5. Discipline aims to present a good witness for Jesus.
Church discipline, strange to say, is actually good for non-Christians, because it helps to preserve the attractive distinctiveness of God’s people (see v. 1). Churches, remember, should be salt and light. “But if the salt loses its saltiness . . . ,” Jesus said, “It is no longer good for anything except to be thrown out and trampled by men” (Matt. 5:13, NIV).
4 Foundational Assumptions for Church Discipline
1. An expectation of transformation.
The new covenant promises that Christ’s people will live transformed lives through the power of the Spirit. Even if change comes slowly, churches should expect change—the visible fruit of God’s grace and Spirit. Discipline is the right response to a lack of visible fruit, or, even more, the presence of bad fruit.
2. The work of representation.
Christians are to be little Christs, representing Jesus on earth. The concept of representation depends on the idea that Jesus is Savior and Lord; it depends on the fact that Christians are given a new status and a new work. Discipline is the right response when Christians fail to represent Jesus and show no desire for doing so.
3. The local church’s authority.
Jesus gave the local church the authority of the keys to officially affirm and oversee citizens of his kingdom. Churches do not make people Christians. The Spirit does that. But churches have the declarative authority and responsibility for making public statements before the nations about who is and isn’t a Christian. A church’s act of excommunication, therefore, does not consist of physically and forcibly removing the individual from its public gatherings, as if the church had the state’s power of the sword to physically move people’s bodies; rather, it consists of the public statement that it can no longer vouch for an individual’s citizenship in heaven. Excommunication is a church’s declaration that it can no longer affirm that an individual is a Christian.

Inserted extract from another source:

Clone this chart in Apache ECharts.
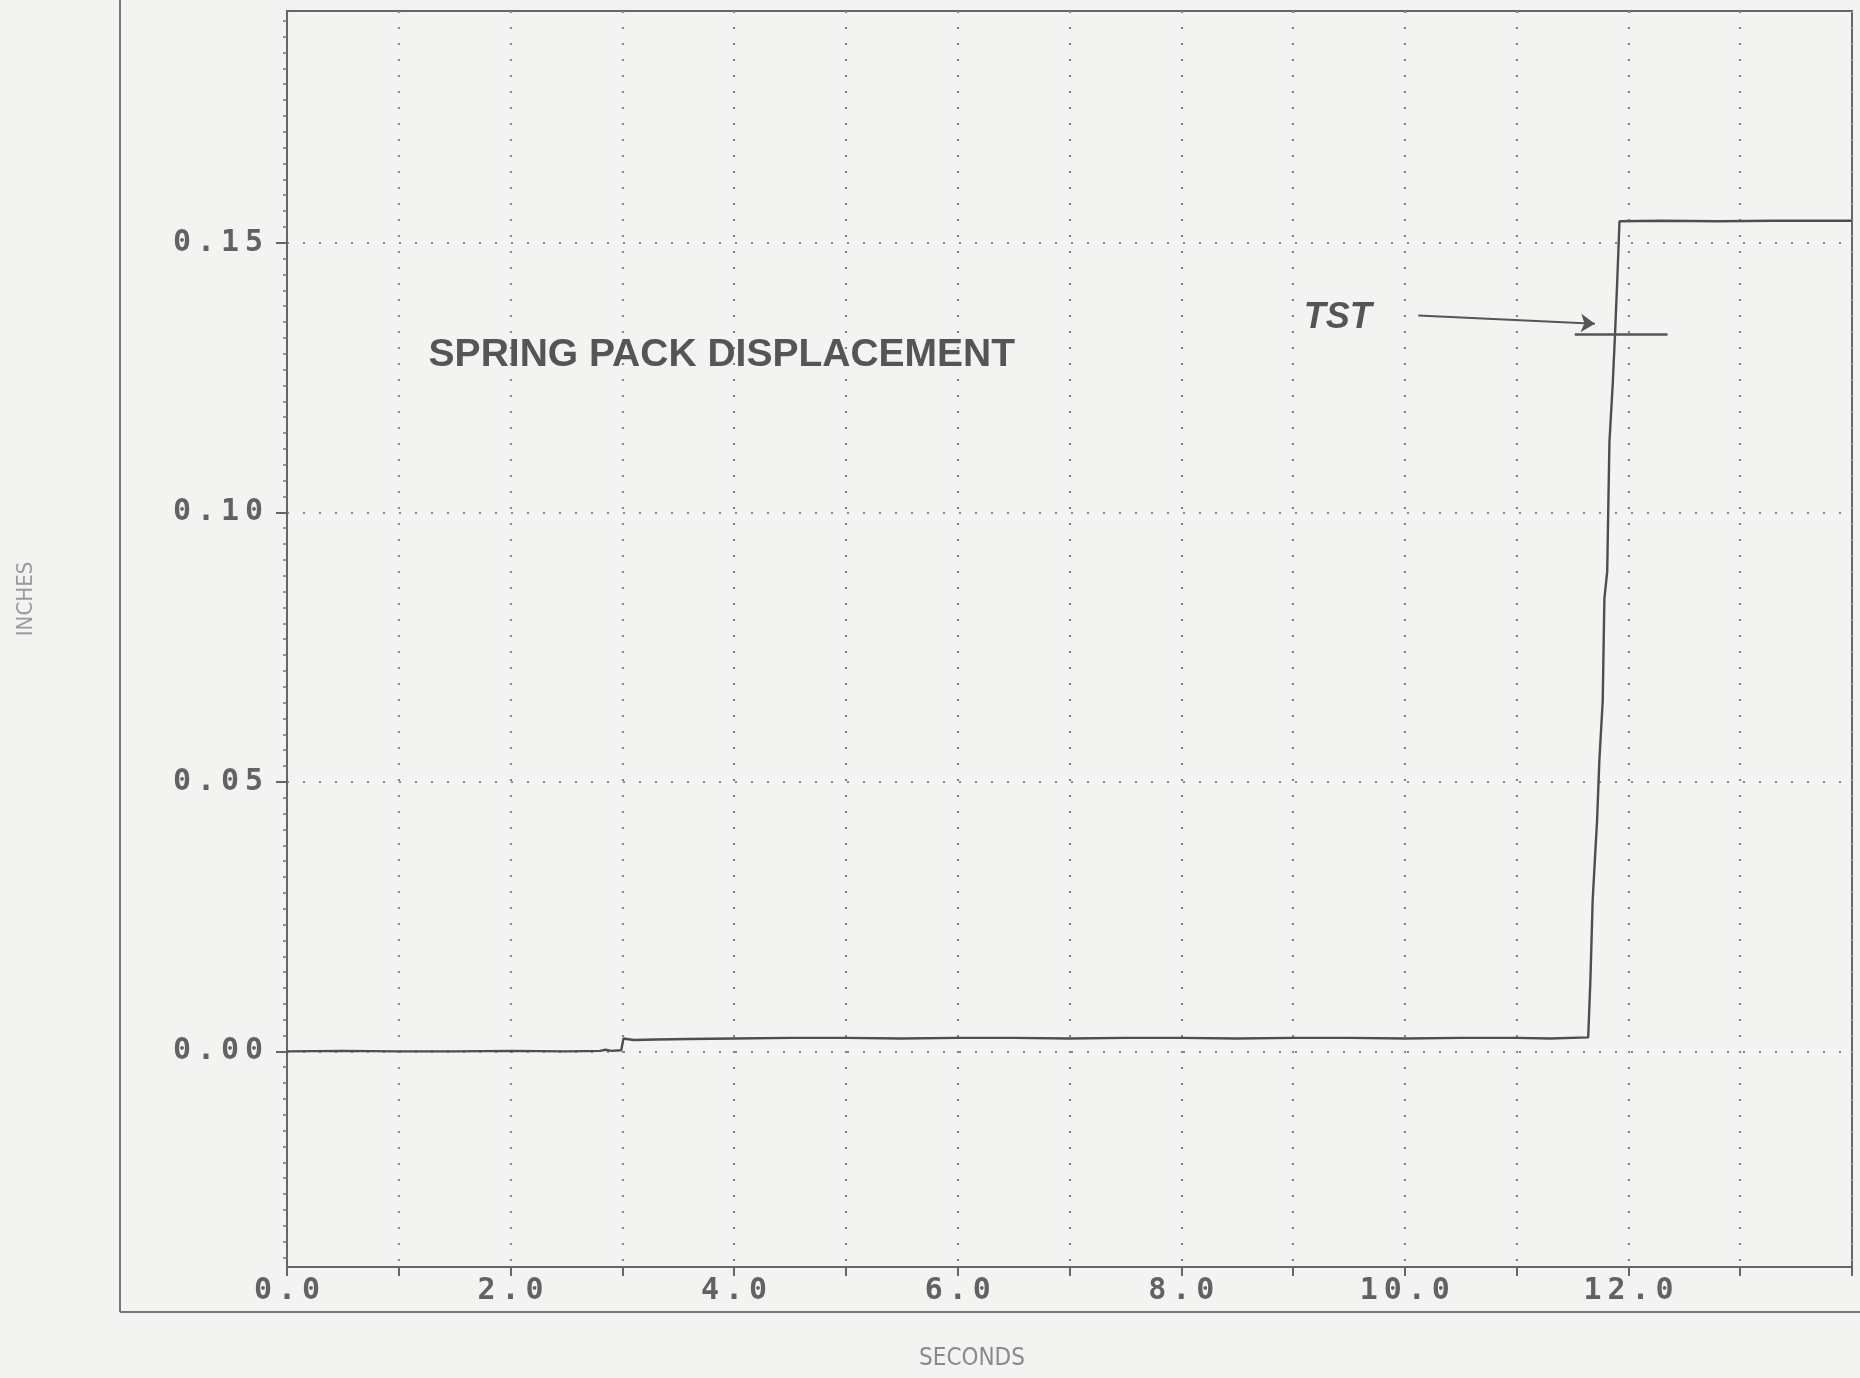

4. Membership as submission.
Christians are called, as a matter of obedience to Christ, to submit to the affirmation and oversight of local churches. When threatened by a possible act of discipline, therefore, church members cannot simply preempt the church’s action with a resignation. That would be analogous to an individual resigning his national citizenship before a court could prosecute the criminal activity for which he had been indicted.
5 Principles for the Process of Church Discipline
- The process should involve as few people as possible for yielding repentance.
- When the process moves beyond one or several people, church leaders should lead the process.
- The length of the process depends on how long it takes to establish that a person is characteristically unrepentant.
- Individuals should receive the benefit of the doubt until the evidence indicates otherwise.
- Leaders should involve and instruct the congregation as appropriate.
What Excommunication Signifies
“The church removes its public affirmation by barring the member from the Lord’s Table. It takes away his passport and announces that it can no longer formally affirm the individual’s citizenship in Christ’s kingdom” (p. 50).
1 of 3 Conclusions Churches Need to Arrive at before Determining It Is Time to Act
- When a church becomes convinced that a person is genuinely repentant, it should not proceed with any form of discipline (and I cannot think of a single exception to this principle).
- When a church becomes convinced that a person is characteristically (not temporarily) unrepentant, it should proceed with excommunication.
- When a sin is so deliberate, repugnant, and indicative of a deep double-mindedness that a congregation is left unable to give credence to a profession of repentance, at least until time has passed and trust has been re-earned, it should proceed with excommunication, determining to test for repentance after the fact.